No se queja, porque sabe que, pese a todo, tiene un trabajo que le permite llegar a fin de mes, y eso es privilegio mayor en el país camino de enterrar a más de un tercio de su población adulta en el paro. Ni se le pasaría por la cabeza utilizar el cursi sustantivo “solidaridad”, que tanto gusta a los que suplen la realidad con tópicos. Lo llama justicia. Y punto. Pero sabe que esa justicia afecta a sólo una parte de lo que Hacienda le sustrae. El resto… Pensar en ese resto es lo que lo hunde cada año en una negra ira tejida de impotencia.

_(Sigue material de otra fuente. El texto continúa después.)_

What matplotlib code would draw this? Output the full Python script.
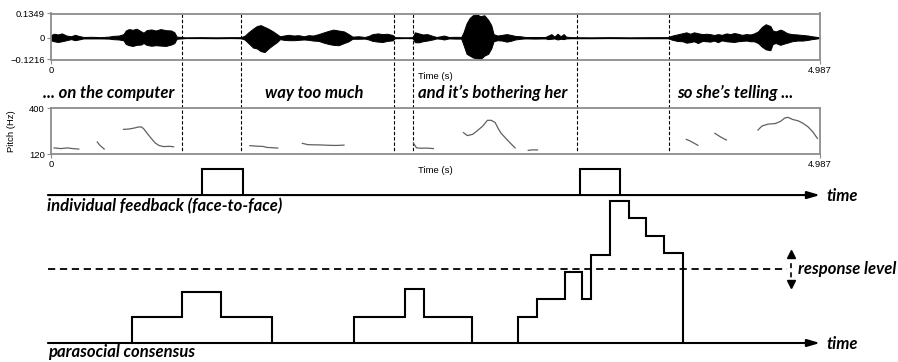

No hay ni siquiera manera de conocer –en un país en el cual Hacienda atina hasta en el último céntimo infaliblemente– el número exacto de aquellos a los cuales, bien a su pesar, él mantiene con su sueldo. Y que no son precisamente los más necesitados. ¿Cuántos cargos electos? ¿Cuántos “cargos de confianza” y asesores múltiples designados a dedo? ¿Cuántos “liberados sindicales” de diverso grado? ¿Cuántos “funcionarios” (es un decir) de partido? ¿Cuántas reduplicadas y superpuestas administraciones? ¿Cuántas carísimas televisiones autonómicas? ¿Cuántas sicavs, cuantas subvenciones –nombre respetable del robo–, cuánto, cuantísimo parásito?

No, no pretende reducir un céntimo en el pago de impuestos que le corresponde. Pero piensa que un ciudadano –y más, un ciudadano libre– debería recibir como contrapartida, en el momento mismo de abonar ese tercio de sus ingresos a Hacienda, un informe detallado de las partidas exactas en que el Estado se gasta su dinero. De todas. Sin excepción. Que pueda, al menos, ponerle nombre y cifra a cada sinvergüenza.